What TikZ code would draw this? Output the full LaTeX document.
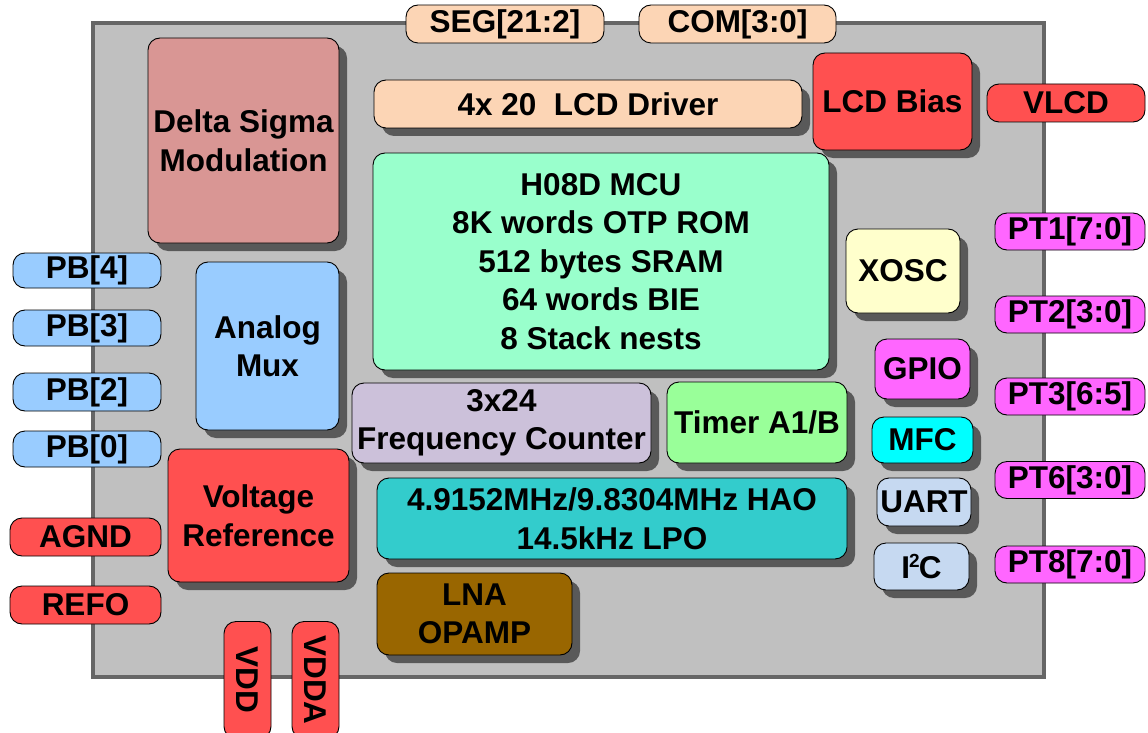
\documentclass[tikz,border=0pt]{standalone}
\usepackage{fontspec}
\setmainfont{Liberation Sans}
\usetikzlibrary{shadows}

\definecolor{chipgray}{HTML}{C0C0C0}
\definecolor{chipedge}{HTML}{666666}
\definecolor{shade}{HTML}{595959}
\definecolor{rose}{HTML}{D99694}
\definecolor{peach}{HTML}{FCD5B5}
\definecolor{pinred}{HTML}{FF5050}
\definecolor{mint}{HTML}{99FFCC}
\definecolor{cream}{HTML}{FFFFCC}
\definecolor{pink}{HTML}{FF66FF}
\definecolor{aqua}{HTML}{00FFFF}
\definecolor{paleblue}{HTML}{C6D9F1}
\definecolor{skyblue}{HTML}{99CCFF}
\definecolor{lilac}{HTML}{CCC1DA}
\definecolor{lime}{HTML}{99FF99}
\definecolor{teal}{HTML}{33CCCC}
\definecolor{bronze}{HTML}{996600}

\tikzset{
  pin/.style={draw=black, line width=0.9pt, rounded corners=12pt,
    inner sep=0pt, align=center,
    font=\bfseries\fontsize{31.5}{38.5}\selectfont},
  blk/.style={pin, drop shadow={shadow xshift=8pt, shadow yshift=-8pt,
    fill=shade, opacity=1}},
}

\begin{document}
\begin{tikzpicture}[x=1pt, y=-1pt]
\useasboundingbox (0,0) rectangle (1148,733);

% chip body
\draw[fill=chipgray, draw=chipedge, line width=4.5pt] (93,23) rectangle (1044,677);

% internal blocks
\node[blk, fill=rose, minimum width=191, minimum height=205] (dsm) at (243.5,140.5) {Delta Sigma\\Modulation};
\node[blk, fill=peach, minimum width=428, minimum height=48] (lcddrv) at (588,104) {4x 20\ \ LCD Driver};
\node[blk, fill=pinred, minimum width=159, minimum height=97] (bias) at (892.5,101.5) {LCD Bias};
\node[blk, fill=mint, minimum width=456, minimum height=217] (mcu) at (601,261.5)
  {H08D MCU\\8K words OTP ROM\\512 bytes SRAM\\64 words BIE\\8 Stack nests};
\node[blk, fill=cream, minimum width=114, minimum height=84] (xosc) at (903,271) {XOSC};
\node[blk, fill=pink, minimum width=95, minimum height=60] (gpio) at (922.5,369) {GPIO};
\node[blk, fill=aqua, minimum width=101, minimum height=46] (mfc) at (922.5,440) {MFC};
\node[blk, fill=paleblue, minimum width=94, minimum height=48] (uart) at (924,502) {UART};
\node[blk, fill=paleblue, minimum width=95, minimum height=47] (iic) at (921.5,566.5)
  {I\kern-1pt\raisebox{11pt}{\fontsize{19}{19}\selectfont 2}\kern-1pt C};
\node[blk, fill=skyblue, minimum width=143, minimum height=168] (amux) at (267.5,346) {Analog\\Mux};
\node[blk, fill=pinred, minimum width=181, minimum height=133] (vref) at (258.5,515.5) {Voltage\\Reference};
\node[blk, fill=lilac, minimum width=299, minimum height=80] (freq) at (501.5,423) {3x24\\Frequency Counter};
\node[blk, fill=lime, minimum width=180, minimum height=81] (timer) at (757,422.5) {Timer A1/B};
\node[blk, fill=teal, minimum width=470, minimum height=81] (osc) at (612,518.5) {4.9152MHz/9.8304MHz HAO\\14.5kHz LPO};
\node[blk, fill=bronze, minimum width=195, minimum height=82] (lna) at (474.5,614) {LNA\\OPAMP};

% top pins
\node[pin, fill=peach, minimum width=198, minimum height=38] (seg) at (505,24) {SEG[21:2]};
\node[pin, fill=peach, minimum width=197, minimum height=38] (com) at (737.5,24) {COM[3:0]};

% right pins
\node[pin, fill=pinred, minimum width=158, minimum height=38] (vlcd) at (1066,103) {VLCD};
\node[pin, fill=pink, minimum width=150, minimum height=37] (pta) at (1070,231.5) {PT1[7:0]};
\node[pin, fill=pink, minimum width=150, minimum height=37] (ptb) at (1070,314.5) {PT2[3:0]};
\node[pin, fill=pink, minimum width=150, minimum height=37] (ptc) at (1070,396.5) {PT3[6:5]};
\node[pin, fill=pink, minimum width=150, minimum height=37] (ptd) at (1070,480) {PT6[3:0]};
\node[pin, fill=pink, minimum width=150, minimum height=37] (pte) at (1070,564.5) {PT8[7:0]};

% left pins
\node[pin, fill=skyblue, minimum width=148, minimum height=35] (pbd) at (87,270.5) {PB[4]};
\node[pin, fill=skyblue, minimum width=148, minimum height=36] (pbc) at (87,328) {PB[3]};
\node[pin, fill=skyblue, minimum width=148, minimum height=38] (pbb) at (87,392) {PB[2]};
\node[pin, fill=skyblue, minimum width=148, minimum height=36] (pba) at (87,449) {PB[0]};
\node[pin, fill=pinred, minimum width=151, minimum height=38] (agnd) at (85.5,537) {AGND};
\node[pin, fill=pinred, minimum width=151, minimum height=38] (refo) at (85.5,605) {REFO};

% bottom supply pins
\node[pin, fill=pinred, rotate=-90, minimum width=117, minimum height=47] (vdd) at (247.5,680) {VDD};
\node[pin, fill=pinred, rotate=-90, minimum width=117, minimum height=47] (vdda) at (315.5,680) {VDDA};
\end{tikzpicture}
\end{document}
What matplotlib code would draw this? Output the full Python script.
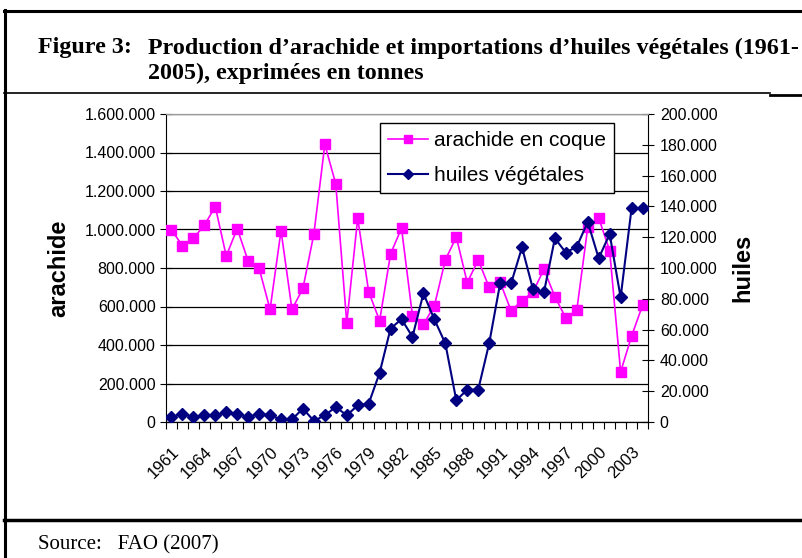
import numpy as np
import matplotlib
matplotlib.use("Agg")
import matplotlib.pyplot as plt
import matplotlib.transforms as mtrans
from matplotlib.lines import Line2D

# data (tonnes)
years = list(range(1961, 2005))
arachide = [998000, 916000, 954000, 1022000, 1119000, 862000, 1005000, 836000, 798000, 585000,
            994000, 585000, 694000, 977000, 1442000, 1236000, 515000, 1059000, 677000, 526000,
            873000, 1007000, 552000, 507000, 604000, 842000, 961000, 724000, 842000, 699000,
            727000, 578000, 630000, 675000, 793000, 651000, 540000, 581000, 1012000, 1060000,
            890000, 260000, 446000, 606000]
huiles = [3300, 5400, 3300, 4300, 4300, 6500, 5400, 3300, 5400, 4300,
          1700, 1700, 8700, 700, 4300, 9800, 4300, 10800, 11900, 31900,
          60700, 66800, 55300, 83500, 66600, 51000, 14100, 21000, 21000, 51000,
          90000, 90000, 113400, 86300, 84200, 119300, 110000, 113900, 129900, 106300,
          122100, 80900, 138800, 138800]

PINK = "#FF00FF"
NAVY = "#000080"
SANS = "Liberation Sans"
SERIF = "Liberation Serif"


def dotted(v):
    return f"{v:,.0f}".replace(",", ".")


fig = plt.figure(figsize=(8.03, 5.58), dpi=100)
W, H = 803, 558

# frame lines of the document box
def hline(y, x0, x1, lw):
    fig.add_artist(Line2D([x0 / W, x1 / W], [1 - y / H, 1 - y / H], color="black", lw=lw))

hline(11, 4, 803, 2.2)
hline(93, 4, 770, 1.2)
hline(95, 770, 803, 2.0)
hline(520, 4, 803, 2.5)
fig.add_artist(Line2D([5.5 / W, 5.5 / W], [1 - 10 / H, 0], color="black", lw=2.2))

fig.text(38 / W, 1 - 48 / H, "Figure 3:", family=SERIF, weight="bold", fontsize=17.3, va="center")
fig.text(148 / W, 1 - 48 / H, "Production d\u2019arachide et importations d\u2019huiles v\u00e9g\u00e9tales (1961-",
         family=SERIF, weight="bold", fontsize=17.3, va="center")
fig.text(148 / W, 1 - 73 / H, "2005), exprim\u00e9es en tonnes",
         family=SERIF, weight="bold", fontsize=17.3, va="center")
fig.text(38 / W, 1 - 545 / H, "Source:   FAO (2007)", family=SERIF, fontsize=15, va="center")

# plot area
ax = fig.add_axes([166 / W, 1 - 422 / H, 482 / W, 308 / H])
ax2 = ax.twinx()

x = np.arange(len(years))
ax.plot(x, arachide, color=PINK, lw=1.2, marker="s", markersize=7.5, zorder=3)
ax2.plot(x, huiles, color=NAVY, lw=1.5, marker="D", markersize=6, zorder=3)

ax.set_xlim(-0.5, len(years) - 0.5)
ax.set_ylim(0, 1600000)
ax2.set_ylim(0, 200000)

left_ticks = np.arange(0, 1600001, 200000)
ax.set_yticks(left_ticks)
ax.set_yticklabels([dotted(v) for v in left_ticks], family=SANS, fontsize=11.5)
right_ticks = np.arange(0, 200001, 20000)
ax2.set_yticks(right_ticks)
ax2.set_yticklabels([dotted(v) for v in right_ticks], family=SANS, fontsize=11.5)

ax.set_xticks(np.arange(-0.5, len(years), 1))
ax.set_xticklabels([])
ax.set_xticks(x[::3], minor=True)
labels = ax.set_xticklabels([str(y) for y in years[::3]], minor=True, rotation=45,
                            ha="right", va="top", rotation_mode="anchor", family=SANS, fontsize=12)
shift = mtrans.ScaledTranslation(-16 / 100, 0, fig.dpi_scale_trans)
for lab in labels:
    lab.set_transform(lab.get_transform() + shift)
ax.tick_params(axis="x", which="major", direction="out", length=5, width=0.8)
ax.tick_params(axis="x", which="minor", length=0, pad=16)
ax.tick_params(axis="y", direction="inout", length=9, width=0.8, pad=3)
ax2.tick_params(axis="y", direction="inout", length=9, width=0.8, pad=4)

ax.grid(axis="y", color="black", lw=0.9)
ax.set_axisbelow(True)
for a in (ax, ax2):
    a.spines["top"].set_color("#999999")
    a.spines["left"].set_visible(False)
    a.spines["right"].set_visible(False)
ax.spines["left"].set_visible(True)
ax2.spines["right"].set_visible(True)

ax.set_ylabel("arachide", family=SANS, weight="bold", fontsize=17, labelpad=10)
ax2.set_ylabel("huiles", family=SANS, weight="bold", fontsize=17, rotation=90, labelpad=10)

handles = [Line2D([], [], color=PINK, lw=1.2, marker="s", markersize=6),
           Line2D([], [], color=NAVY, lw=1.5, marker="D", markersize=5)]
leg = ax2.legend(handles, ["arachide en coque", "huiles v\u00e9g\u00e9tales"],
                 loc="upper left", bbox_to_anchor=((380 - 166) / 482, 1 - (123 - 114) / 308),
                 prop={"family": SANS, "size": 15}, frameon=True, fancybox=False,
                 edgecolor="black", framealpha=1, borderpad=0.4, labelspacing=0.75,
                 handlelength=1.9, handletextpad=0.3, borderaxespad=0)
leg.get_frame().set_linewidth(1.0)

fig.savefig("out.png", dpi=100)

========================================================================

WHAT THE EXERCISE ASKS — Track down all lines above with the string "would" and copy them.

EXERCISE ANSWER —
What TikZ code would draw this? Output the full LaTeX document.
What matplotlib code would draw this? Output the full Python script.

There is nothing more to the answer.